The prime minister of Libya's internationally recognised government, Abdullah al-Thani, announced his resignation in a surprise move on live television Tuesday. The move was made hours after fraught peace talks between the country's rival factions restarted.
During the talk show Prime Minister Al-Thani faced a barrage of angry questions from citizens who blamed his government for the lack of basic services such as electricity and poor security in areas it controls.
"If my exit is the solution, then I announce it here," al-Thani said during the talk show, adding that "my resignation will be submitted to the parliament on Sunday".
The prime minister, who escaped an assassination attempt in May when gunmen opened fire on his car after a parliament meeting, was also hit with accusations of corruption against his government in the television interview Tuesday.
Libya, which plunged into chaos after the fall of Moamer Kadhafi in 2011, currently has two rival parliaments vying for power as well several militia groups battling for control of the country's vast resource wealth.
Al-Thani's elected government has been working out of a small eastern city near the border with Egypt since an Islamist militia alliance captured the capital Tripoli last year.
Earlier Tuesday the two rival factions started a new UN-sponsored round of peace talks in Switzerland's Geneva aimed at creating a unity government, with representatives of the powerful Tripoli parliament joining the negotiations after boycotting them last month.
United Nations special envoy Bernardino Leon, who is brokering the talks in Geneva, is urging the key camps to reach a political deal in the hope that a unity government could enforce a durable ceasefire.
Earlier deal 'unsatisfactory'
Libya is gripped by spiralling insecurity with Benghazi, the main city in the country's east, caught in a daily war between pro- and anti-government militias and forces.
The international community recognises the parliament that sits in the eastern port city of Tobruk, which installed the controversial General Khalifa Haftar as its army chief in March.
A partial peace deal aimed at restoring stability was reached last month, but leaders of the Islamist-backed General National Congress (GNC) parliament that sits in Tripoli boycotted the pact, calling it "unsatisfactory".
Leon told reporters on Tuesday that all key actors were represented in the new round of talks in Geneva "without exception".
He laid out an ambitious timetable, calling for a comprehensive deal that installs a new unity government to be concluded before the next UN General Assembly meeting in September, although he warned the process would be complex.
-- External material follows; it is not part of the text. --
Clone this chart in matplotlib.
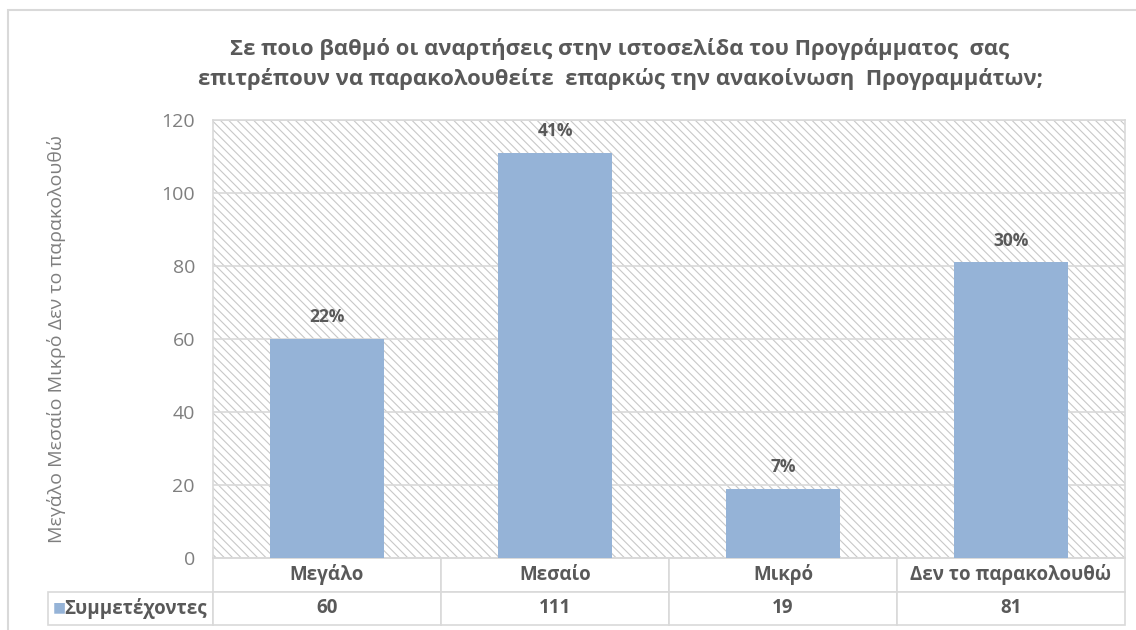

The GNC -- which took power after an Islamist militia alliance captured the capital last year -- will not sign any deal that safeguards a senior military post for Haftar, according to Mohammed Ali Abdallah Addarrat, who sits in the Tripoli parliament and is the head of the National Front party.
"There will not be an agreement if General Haftar is still expected to lead an army in Libya," Addarrat said.
"Those who were involved in escalating the political and military crisis in Libya cannot be the ones who lead the solution. This is a given."
The 72-year-old Haftar served as a general under Kadhafi before relocating to the United States, where he worked at times with the CIA, according to reports in US media.
He returned to Libya last year and took charge of the army, vowing to crush the Islamist militias while urging the West to support his forces.
Doubts over talks
Italy, which has seen tens of thousands of migrants and refugees wash up on its shores this year, most of whom travelled through the chaos in Libya, praised the GNC's decision to join the talks.
With the GNC involved, "the political process can move forward," Foreign Minister Paolo Gentiloni said in a statement.
But experts say that fighting on the ground could continue even if the GNC and Tobruk parliament ultimately form a unity government.
"There may be a disconnect between the negotiators and those fighting," said Frederic Wehrey, a North Africa specialist at the Carnegie Endowment for International Peace.
Leon said a separate dialogue was ongoing with military and militia leaders but that progress on that track was slower.
"There has to be more convergence," he said, stressing that without full buy-in from those fighting on the ground, a political deal is unlikely to hold up.
Addarrat conceded that militias linked to Al-Qaeda or the Islamic State group will almost certainly reject any unity government, but said that Libya's best hope to combat extremism is through a single, recognised central authority.
"There are always extremists and others who don't want a political solution," he said.
"The solution is a national unity government that can confront them."